Grip Diameter and Forearm Fatigue

An often-overlooked variable when executing dumbbell seated bicep curls with loadable handles is the shaft diameter. Standard Olympic barbell shafts are 28mm to 29mm. However, many budget loadable dumbbell handles feature a thicker 32mm or even 35mm grip to accommodate the internal threading of spin-lock collars or to cut manufacturing costs on the steel billet.

A thicker grip drastically increases the activation of the brachioradialis and forearm flexors. During a strict seated bicep curl, your forearms will likely reach muscular failure before your biceps do if you are using a 35mm handle. If your primary goal is bicep hypertrophy, you must seek out loadable handles with a 28.5mm to 30mm shaft diameter. This ensures the limiting factor of the set is the target muscle (the biceps brachii), not your grip strength.

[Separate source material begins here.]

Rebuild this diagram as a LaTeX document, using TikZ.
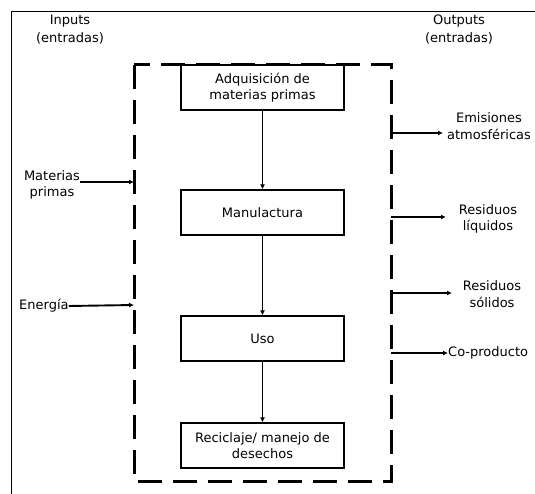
\documentclass[tikz,border=0pt]{standalone}
\usepackage{fontspec}
\setmainfont{DejaVu Sans}
\usetikzlibrary{arrows.meta}
\begin{document}
\begin{tikzpicture}[x=1pt,y=-1pt,
  txt/.style={font=\fontsize{13}{16.5}\selectfont,align=center,inner sep=0pt},
  stage/.style={draw,line width=1.3pt,minimum width=163pt,minimum height=45pt,
    inner sep=0pt,font=\fontsize{13}{16.5}\selectfont,align=center},
  flow/.style={line width=1.9pt,-{Latex[length=5pt,width=5pt]}},
  sysbound/.style={line width=3pt,dash pattern=on 24pt off 11pt},
  frameline/.style={line width=1pt}]
\useasboundingbox (0,0) rectangle (535,494);

% outer frame (top and left edges)
\draw[frameline] (535,12) -- (11,12) -- (11,494);

% column headings
\node[txt] (hin1) at (70,21) {Inputs};
\node[txt] (hin2) at (70,38) {(entradas)};
\node[txt] (hout1) at (459,21) {Outputs};
\node[txt] (hout2) at (459,38) {(entradas)};

% life-cycle stages
\node[stage] (b1) at (262.5,87.5) {Adquisición de\\materias primas};
\node[stage] (b2) at (262.5,212.5) {Manulactura};
\node[stage] (b3) at (262.5,338.5) {Uso};
\node[stage] (b4) at (262.5,445.5) {Reciclaje/ manejo de\\desechos};

% system boundary
\draw[sysbound] (134,65) rectangle (391,481);

% flow between stages
\draw[flow] (b1) -- (b2);
\draw[flow] (b2) -- (b3);
\draw[flow] (b3) -- (b4);

% inputs
\node[txt,align=center] (mp) at (52,185) {Materias\\primas};
\coordinate (mpS) at (80,182);
\coordinate (mpE) at (134,182);
\draw[flow] (mpS) -- (mpE);

\node[txt,anchor=west] (en) at (19,306) {Energía};
\coordinate (enE) at (134,305);
\draw[flow] (en.east) -- (enE);

% outputs
\coordinate (o1) at (391,133);
\node[txt] (em) at (489,126) {Emisiones\\atmosféricas};
\coordinate (o1E) at (443,133);
\draw[flow] (o1) -- (o1E);

\coordinate (o2) at (391,217);
\node[txt] (rl) at (488,219) {Residuos\\líquidos};
\coordinate (o2E) at (446,217);
\draw[flow] (o2) -- (o2E);

\coordinate (o3) at (391,293);
\node[txt] (rs) at (492,294) {Residuos\\sólidos};
\coordinate (o3E) at (452,293);
\draw[flow] (o3) -- (o3E);

\coordinate (o4) at (391,353);
\node[txt,anchor=west] (cp) at (448,353) {Co-producto};
\draw[flow] (o4) -- (cp.west);
\end{tikzpicture}
\end{document}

Real-World Failure Modes and Maintenance

Loadable dumbbells are not without their operational drawbacks. When integrating them into your arm day routine, be prepared to manage the following failure modes:

  • Collar Loosening During Supination: If you perform twisting or supinating seated curls, the rotational force can cause standard threaded spin-lock collars to back off. This is a severe safety hazard. Solution: Abandon spin-lock handles entirely. Invest in smooth-sleeve handles and use low-profile spring collars or clamp-style collars (like the HG-2).
  • Sleeve Scratching and Plate Friction: Loading and unloading cast-iron plates from a chrome or stainless-steel sleeve dozens of times a week will cause micro-scratches, eventually leading to surface rust if not maintained. Solution: Wipe the sleeves down with a silicone cloth or 3-in-One oil once a month.
  • Bushing Wear from Dropping: While you might drop a dumbbell after a heavy set of bench presses, dropping a loadable dumbbell from the top of a seated curl position will shatter the internal bronze bushings and bend the sleeve. Treat loadable dumbbells like precision instruments, not demolition tools.

Final Verdict: Is the Loadable Route Worth It?

If your home gym is strictly optimized for bodybuilding and isolation work, and you have the discipline to manage plate changes between sets, loadable dumbbells with interchangeable plates offer an unbeatable return on investment. The ability to micro-load, combined with the space-saving footprint of a single pair of handles and a stack of iron, makes it the superior financial choice in 2026.

However, you must be highly selective about the hardware you purchase. To perform dumbbell seated bicep curls effectively, you must prioritize handles with shorter sleeves (under 6.5 inches), a slim 28.5mm grip diameter, and smooth ends compatible with low-profile clamp collars. By respecting these biomechanical constraints, you can build a world-class arm training station for a fraction of the cost of a commercial fixed rack.